I have encountered this well-known result when reading about separable spaces.
Let $(E, \tau)$ be a separable topological space. Let $X \in \tau$ and $\tau_X$ its subspace topology. Then $(X, \tau_X)$ is separable.
Could you verify if my below proof is fine?
Let $D$ be a countable dense subset of $E$. This implies $\overline{D}^{\tau} = E$, or equivalently
$$
\forall x \in E, \forall \text{ nbh } V \text{ of } x \text{ in } \tau, V\cap D \neq \emptyset.
$$
Notice that if $x \in X$ and $V$ is a nbh of $x$ in $\tau$, then $V \cap X$ is also a nbh of $x$ in $\tau$. This implies
$$
\forall x \in X, \forall \text{ nbh } V \text{ of } x \text{ in } \tau, (V \cap X)\cap (D \cap X) \neq \emptyset.
$$
Hence
$$
\forall x \in X, \forall \text{ nbh } V \text{ of } x \text{ in } \tau_X, V\cap (D \cap X) \neq \emptyset.
$$
It follows that $D\cap X$ is countable and dense in $X$, i.e., $\overline{D}^{\tau_X} = X$.
Best Answer
The logic in your proof looks right to me! However, in my opinion, the way you structured it makes it a bit hard to follow. I think it would read better if you went backwards from how you wrote it.
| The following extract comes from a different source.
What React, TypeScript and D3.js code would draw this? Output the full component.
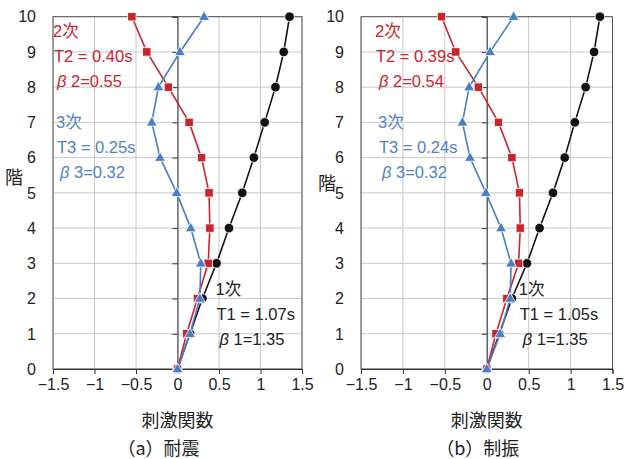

More specifically, you're trying to prove $D \cap X$ is dense in $X$, which, as you noted, translates to: $$ \forall x \in X, \forall \text{ nbh } U \text{ of } x \text{ in } \tau_X, \; U \cap (D \cap X) \neq \varnothing $$ Try proving this statement directly: choose $x$ and $U$, write $U = V \cap X$, and then use your argument about $V \cap X$ being a neighborhood of $x$ in $\tau$ to reach the conclusion you want.